--- Exercise requirements ---
Pull out from the material below all lines with "size".

--- Data excerpt ---
- - - -
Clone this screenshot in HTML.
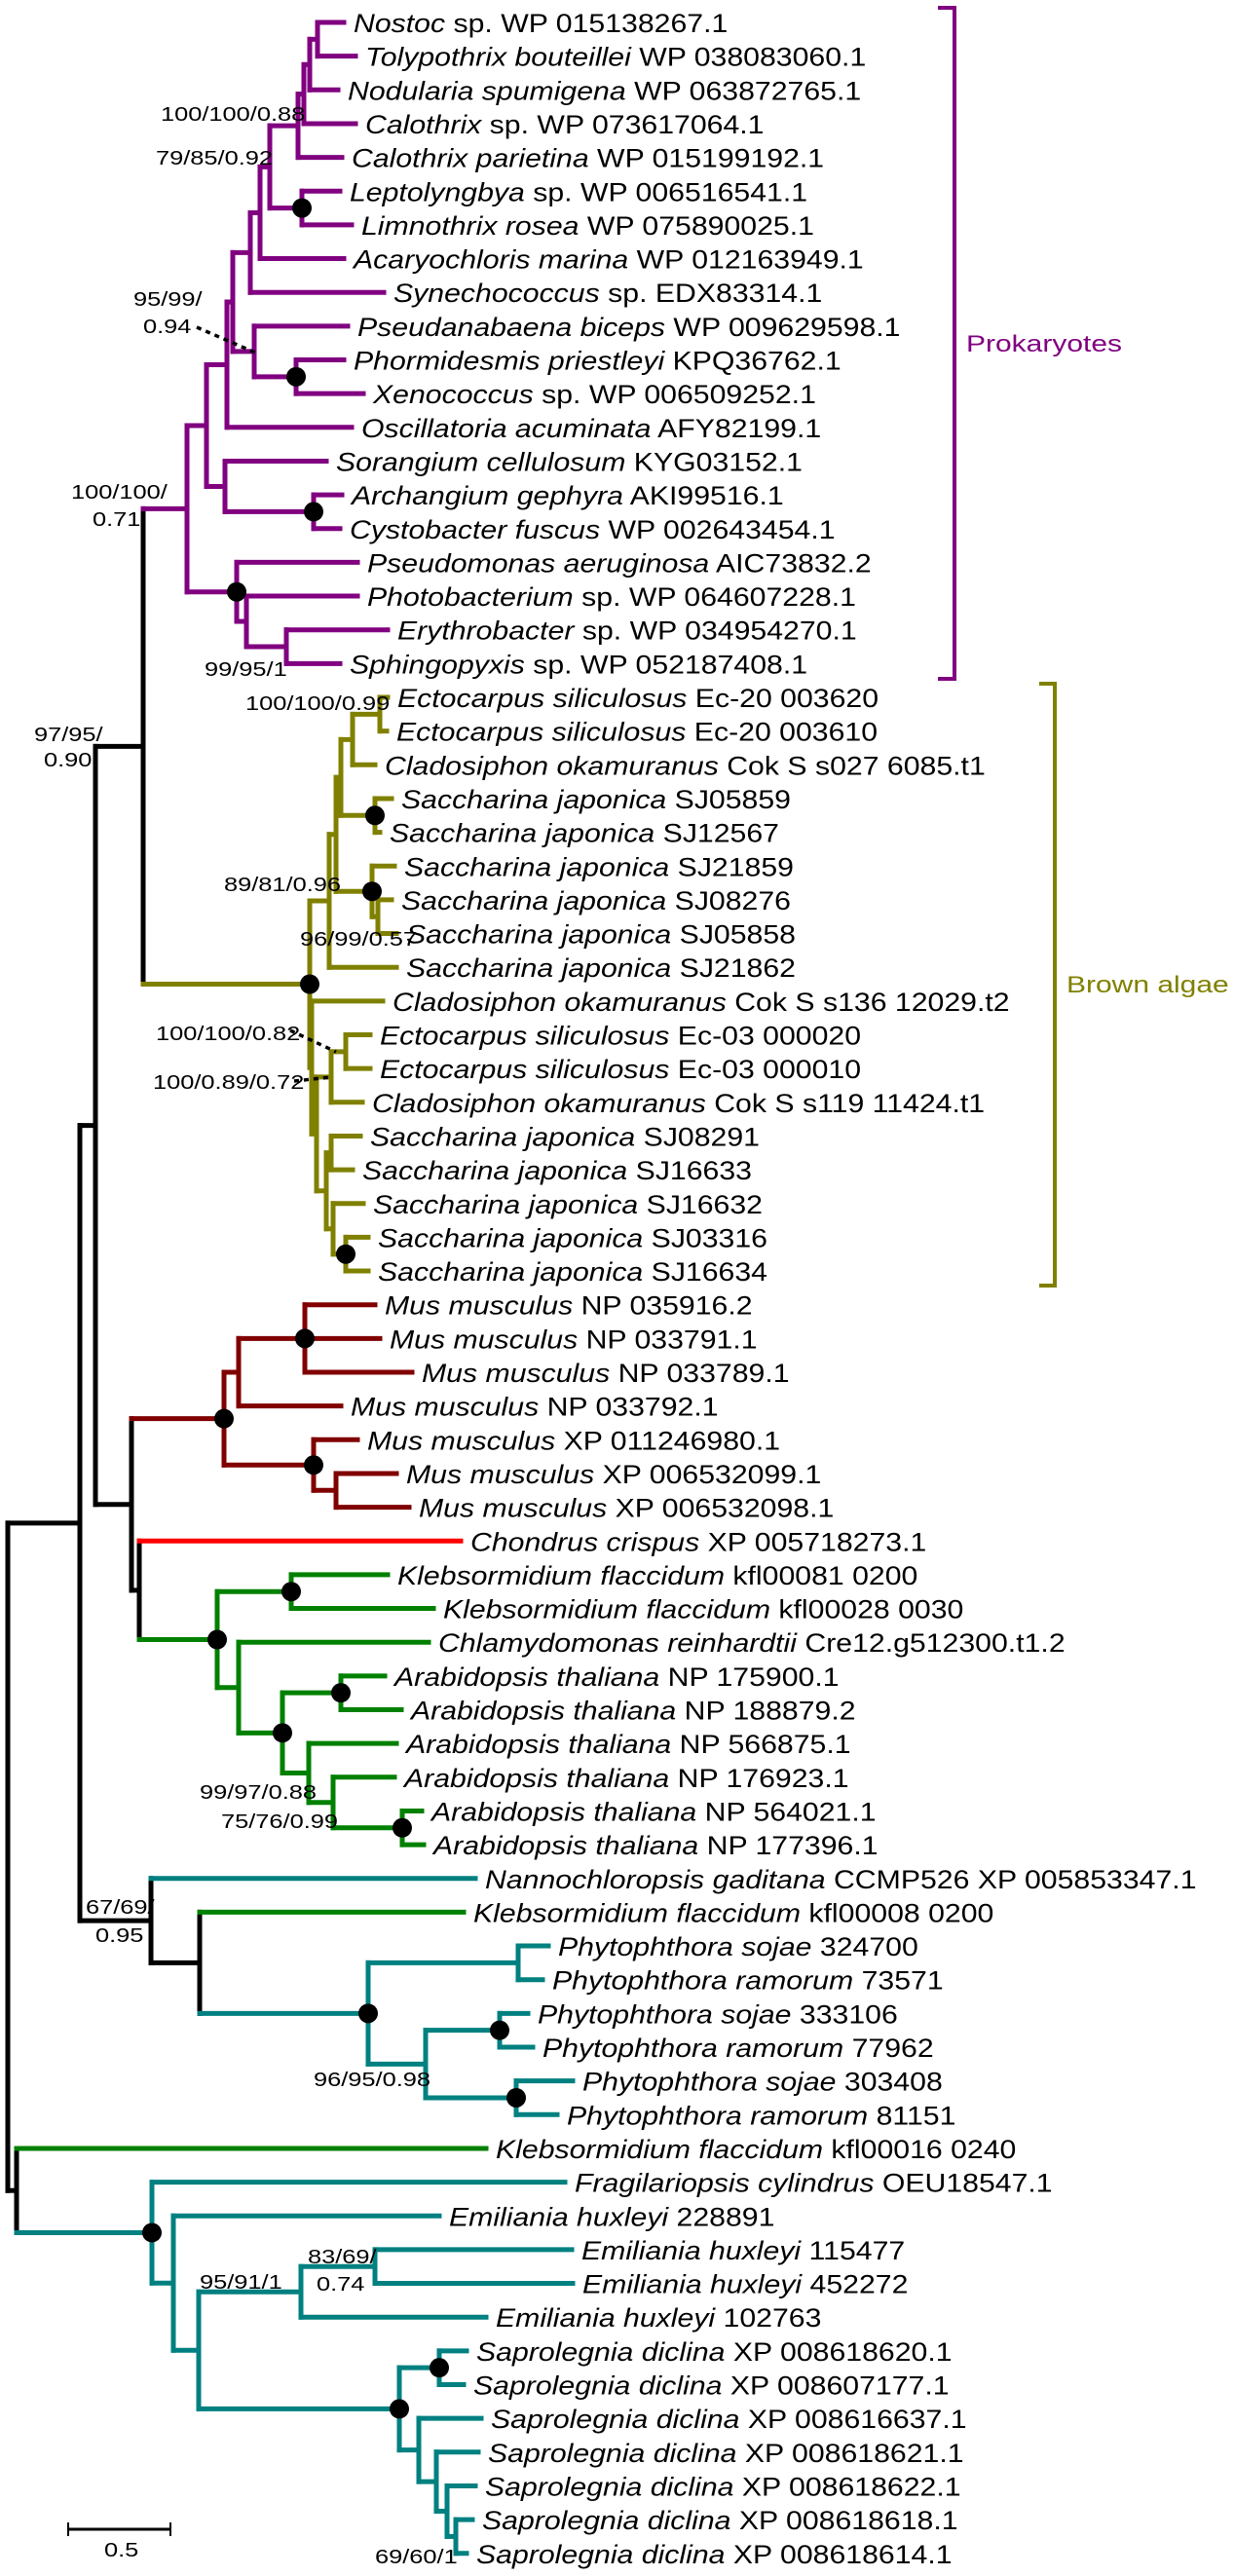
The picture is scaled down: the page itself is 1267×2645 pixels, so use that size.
<!DOCTYPE html>
<html><head><meta charset="utf-8">
<style>
html,body{margin:0;padding:0;background:#fff;}
svg{display:block;}
text{font-family:"Liberation Sans",Arial,sans-serif;fill:#000;}
.lbl{font-size:20px;}
</style></head>
<body>
<svg id="tree" width="1267" height="2645" viewBox="0 0 1267 2645" xmlns="http://www.w3.org/2000/svg">
  <g id="branches"></g>
  <g id="dots"></g>
  <g id="leaves"></g>
  <g>
    <text class="lbl" transform="translate(165,124) scale(1.27,1)">100/100/0.88</text>
    <text class="lbl" transform="translate(160,169) scale(1.27,1)">79/85/0.92</text>
    <text class="lbl" transform="translate(137,314) scale(1.27,1)">95/99/</text>
    <text class="lbl" transform="translate(147,342) scale(1.27,1)">0.94</text>
    <text class="lbl" transform="translate(73,512) scale(1.27,1)">100/100/</text>
    <text class="lbl" transform="translate(95,540) scale(1.27,1)">0.71</text>
    <text class="lbl" transform="translate(210,694) scale(1.27,1)">99/95/1</text>
    <text class="lbl" transform="translate(252,729) scale(1.27,1)">100/100/0.99</text>
    <text class="lbl" transform="translate(35,761) scale(1.27,1)">97/95/</text>
    <text class="lbl" transform="translate(45,787) scale(1.27,1)">0.90</text>
    <text class="lbl" transform="translate(230,915) scale(1.27,1)">89/81/0.96</text>
    <text class="lbl" transform="translate(308,971) scale(1.27,1)">96/99/0.57</text>
    <text class="lbl" transform="translate(160,1068) scale(1.27,1)">100/100/0.82</text>
    <text class="lbl" transform="translate(157,1118) scale(1.27,1)">100/0.89/0.72</text>
    <text class="lbl" transform="translate(205,1847) scale(1.27,1)">99/97/0.88</text>
    <text class="lbl" transform="translate(227,1877) scale(1.27,1)">75/76/0.99</text>
    <text class="lbl" transform="translate(88,1965) scale(1.27,1)">67/69/</text>
    <text class="lbl" transform="translate(98,1994) scale(1.27,1)">0.95</text>
    <text class="lbl" transform="translate(322,2142) scale(1.27,1)">96/95/0.98</text>
    <text class="lbl" transform="translate(316,2324) scale(1.27,1)">83/69/</text>
    <text class="lbl" transform="translate(325,2352) scale(1.27,1)">0.74</text>
    <text class="lbl" transform="translate(205,2350) scale(1.27,1)">95/91/1</text>
    <text class="lbl" transform="translate(385,2632) scale(1.27,1)">69/60/1</text>
    <line x1="202" y1="336" x2="262" y2="362" stroke="#000" stroke-width="3.5" stroke-dasharray="5,5"/>
    <line x1="298" y1="1058" x2="345" y2="1080" stroke="#000" stroke-width="3.5" stroke-dasharray="5,5"/>
    <line x1="302" y1="1110" x2="340" y2="1106" stroke="#000" stroke-width="3.5" stroke-dasharray="5,5"/>
  </g>
  <g>
    <polyline points="963,8 980,8 980,697 963,697" fill="none" stroke="#800080" stroke-width="4"/>
    <text style="fill:#800080;font-size:24px" transform="translate(992,361) scale(1.25,1)">Prokaryotes</text>
  </g>
  <g>
    <polyline points="1067,702 1083,702 1083,1320 1067,1320" fill="none" stroke="#808000" stroke-width="4"/>
    <text style="fill:#808000;font-size:24px" transform="translate(1095,1019) scale(1.25,1)">Brown algae</text>
  </g>
  <g>
    <line x1="70" y1="2597" x2="175" y2="2597" stroke="#000" stroke-width="3"/>
    <line x1="70" y1="2590" x2="70" y2="2604" stroke="#000" stroke-width="2"/>
    <line x1="175" y1="2590" x2="175" y2="2604" stroke="#000" stroke-width="2"/>
    <text class="lbl" transform="translate(107,2625) scale(1.27,1)">0.5</text>
  </g>
</svg>
<script>
const NS = "http://www.w3.org/2000/svg";
const ROW0 = 23, ROWH = 34.65;
const P="#800080", O="#808000", R="#800000", RD="#ff0000", G="#008000", T="#008080", K="#000000";
function N(x,c,ch,dot){return {x:x,c:c,ch:ch,dot:!!dot};}
function L(x,c,it,rest){return {x:x,c:c,it:it,rest:rest};}

const prok = N(192,P,[
  N(212,P,[
    N(233,P,[
      N(239,P,[
        N(257,P,[
          N(267,P,[
            N(277,P,[
              N(306,P,[N(312,P,[N(318,P,[N(326,P,[L(353,P,"Nostoc"," sp. WP 015138267.1"),L(365,P,"Tolypothrix bouteillei"," WP 038083060.1")]),L(347,P,"Nodularia spumigena"," WP 063872765.1")]),L(365,P,"Calothrix"," sp. WP 073617064.1")]),L(351,P,"Calothrix parietina"," WP 015199192.1")]),
              N(310,P,[L(349,P,"Leptolyngbya"," sp. WP 006516541.1"),L(361,P,"Limnothrix rosea"," WP 075890025.1")],1)
            ]),
            L(353,P,"Acaryochloris marina"," WP 012163949.1")
          ]),
          L(394,P,"Synechococcus"," sp. EDX83314.1")
        ]),
        N(261,P,[L(357,P,"Pseudanabaena biceps"," WP 009629598.1"),N(304,P,[L(353,P,"Phormidesmis priestleyi"," KPQ36762.1"),L(373,P,"Xenococcus"," sp. WP 006509252.1")],1)])
      ]),
      L(361,P,"Oscillatoria acuminata"," AFY82199.1")
    ]),
    N(231,P,[L(335,P,"Sorangium cellulosum"," KYG03152.1"),N(322,P,[L(351,P,"Archangium gephyra"," AKI99516.1"),L(349,P,"Cystobacter fuscus"," WP 002643454.1")],1)])
  ]),
  N(243,P,[L(367,P,"Pseudomonas aeruginosa"," AIC73832.2"),N(253,P,[L(367,P,"Photobacterium"," sp. WP 064607228.1"),N(294,P,[L(398,P,"Erythrobacter"," sp. WP 034954270.1"),L(349,P,"Sphingopyxis"," sp. WP 052187408.1")])])],1)
]);

const SJ="Saccharina japonica";
const brown = N(318,O,[
  N(338,O,[
    N(345,O,[
      N(350,O,[
        N(362,O,[N(390,O,[L(398,O,"Ectocarpus siliculosus"," Ec-20 003620"),L(397,O,"Ectocarpus siliculosus"," Ec-20 003610")]),L(385,O,"Cladosiphon okamuranus"," Cok S s027 6085.t1")]),
        N(385,O,[L(402,O,SJ," SJ05859"),L(390,O,SJ," SJ12567")],1)
      ]),
      N(382,O,[L(405,O,SJ," SJ21859"),N(388,O,[L(402,O,SJ," SJ08276"),L(407,O,SJ," SJ05858")])],1)
    ]),
    L(407,O,SJ," SJ21862")
  ]),
  N(320,O,[
    L(393,O,"Cladosiphon okamuranus"," Cok S s136 12029.t2"),
    N(325,O,[
      N(340,O,[N(355,O,[L(380,O,"Ectocarpus siliculosus"," Ec-03 000020"),L(380,O,"Ectocarpus siliculosus"," Ec-03 000010")]),L(372,O,"Cladosiphon okamuranus"," Cok S s119 11424.t1")]),
      N(335,O,[N(340,O,[L(370,O,SJ," SJ08291"),L(362,O,SJ," SJ16633")]),N(342,O,[L(373,O,SJ," SJ16632"),N(355,O,[L(378,O,SJ," SJ03316"),L(378,O,SJ," SJ16634")],1)])])
    ])
  ])
],1);

const MM="Mus musculus";
const mus = N(230,R,[
  N(245,R,[N(313,R,[L(385,R,MM," NP 035916.2"),L(390,R,MM," NP 033791.1"),L(423,R,MM," NP 033789.1")],1),L(350,R,MM," NP 033792.1")]),
  N(322,R,[L(367,R,MM," XP 011246980.1"),N(345,R,[L(407,R,MM," XP 006532099.1"),L(420,R,MM," XP 006532098.1")])],1)
],1);

const AT="Arabidopsis thaliana", KF="Klebsormidium flaccidum";
const plants = N(143,K,[
  L(473,RD,"Chondrus crispus"," XP 005718273.1"),
  N(223,G,[
    N(299,G,[L(398,G,KF," kfl00081 0200"),L(445,G,KF," kfl00028 0030")],1),
    N(245,G,[L(440,G,"Chlamydomonas reinhardtii"," Cre12.g512300.t1.2"),
      N(290,G,[N(350,G,[L(395,G,AT," NP 175900.1"),L(412,G,AT," NP 188879.2")],1),
        N(317,G,[L(407,G,AT," NP 566875.1"),N(342,G,[L(405,G,AT," NP 176923.1"),N(413,G,[L(433,G,AT," NP 564021.1"),L(435,G,AT," NP 177396.1")],1)])])],1)])
  ],1)
]);

const phyto = N(155,K,[
  L(488,T,"Nannochloropsis gaditana"," CCMP526 XP 005853347.1"),
  N(205,K,[L(476,G,KF," kfl00008 0200"),
    N(378,T,[N(532,T,[L(563,T,"Phytophthora sojae"," 324700"),L(557,T,"Phytophthora ramorum"," 73571")]),
      N(437,T,[N(513,T,[L(542,T,"Phytophthora sojae"," 333106"),L(547,T,"Phytophthora ramorum"," 77962")],1),
               N(530,T,[L(588,T,"Phytophthora sojae"," 303408"),L(572,T,"Phytophthora ramorum"," 81151")],1)])],1)])
]);

const EH="Emiliania huxleyi", SD="Saprolegnia diclina";
const strameno = N(17,K,[
  L(499,G,KF," kfl00016 0240"),
  N(156,T,[L(580,T,"Fragilariopsis cylindrus"," OEU18547.1"),
    N(178,T,[L(451,T,EH," 228891"),
      N(204,T,[N(309,T,[N(385,T,[L(587,T,EH," 115477"),L(588,T,EH," 452272")]),L(499,T,EH," 102763")]),
        N(410,T,[N(451,T,[L(479,T,SD," XP 008618620.1"),L(476,T,SD," XP 008607177.1")],1),
          N(430,T,[L(494,T,SD," XP 008616637.1"),N(448,T,[L(491,T,SD," XP 008618621.1"),N(459,T,[L(488,T,SD," XP 008618622.1"),N(468,T,[L(485,T,SD," XP 008618618.1"),L(479,T,SD," XP 008618614.1")])])])])],1)])])],1)
]);

const root = N(8,K,[N(82,K,[N(98,K,[N(147,K,[prok,brown]),N(135,K,[mus,plants])]),phyto]),strameno]);

const gB=document.getElementById('branches'), gD=document.getElementById('dots'), gL=document.getElementById('leaves');
let row=0;
function layout(n){
  if(!n.ch){n.y=ROW0+row*ROWH;row++;return n.y;}
  const ys=n.ch.map(layout);
  n.y=(ys[0]+ys[ys.length-1])/2;return n.y;
}
layout(root);
function line(x1,y1,x2,y2,c){
  const l=document.createElementNS(NS,'line');
  l.setAttribute('x1',x1);l.setAttribute('y1',y1);l.setAttribute('x2',x2);l.setAttribute('y2',y2);
  l.setAttribute('stroke',c);l.setAttribute('stroke-width',5);l.setAttribute('stroke-linecap','square');
  
  
  gB.appendChild(l);
}
function draw(n){
  if(!n.ch){
    const t=document.createElementNS(NS,'text');
    t.setAttribute('transform','translate('+(n.x+10)+','+(n.y+10)+') scale(1.12,1)');
    t.setAttribute('font-size','27');
    const a=document.createElementNS(NS,'tspan');a.setAttribute('font-style','italic');a.textContent=n.it;
    const b=document.createElementNS(NS,'tspan');b.textContent=n.rest;
    t.appendChild(a);t.appendChild(b);
    
    
    gL.appendChild(t);
    return;
  }
  const f=n.ch[0], l=n.ch[n.ch.length-1];
  line(n.x,f.y,n.x,l.y,n.c);
  n.ch.forEach(ch=>{line(n.x,ch.y,ch.x,ch.y,ch.c);draw(ch);});
  if(n.dot){
    const d=document.createElementNS(NS,'circle');
    d.setAttribute('cx',n.x);d.setAttribute('cy',n.y);d.setAttribute('r',10);d.setAttribute('fill','#000');
    
    
    gD.appendChild(d);
  }
}
draw(root);
</script>
</body></html>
- - - -
--- Written answer ---
The picture is scaled down: the page itself is 1267×2645 pixels, so use that size.
.lbl{font-size:20px;}
    <text style="fill:#800080;font-size:24px" transform="translate(992,361) scale(1.25,1)">Prokaryotes</text>
    <text style="fill:#808000;font-size:24px" transform="translate(1095,1019) scale(1.25,1)">Brown algae</text>
    t.setAttribute('font-size','27');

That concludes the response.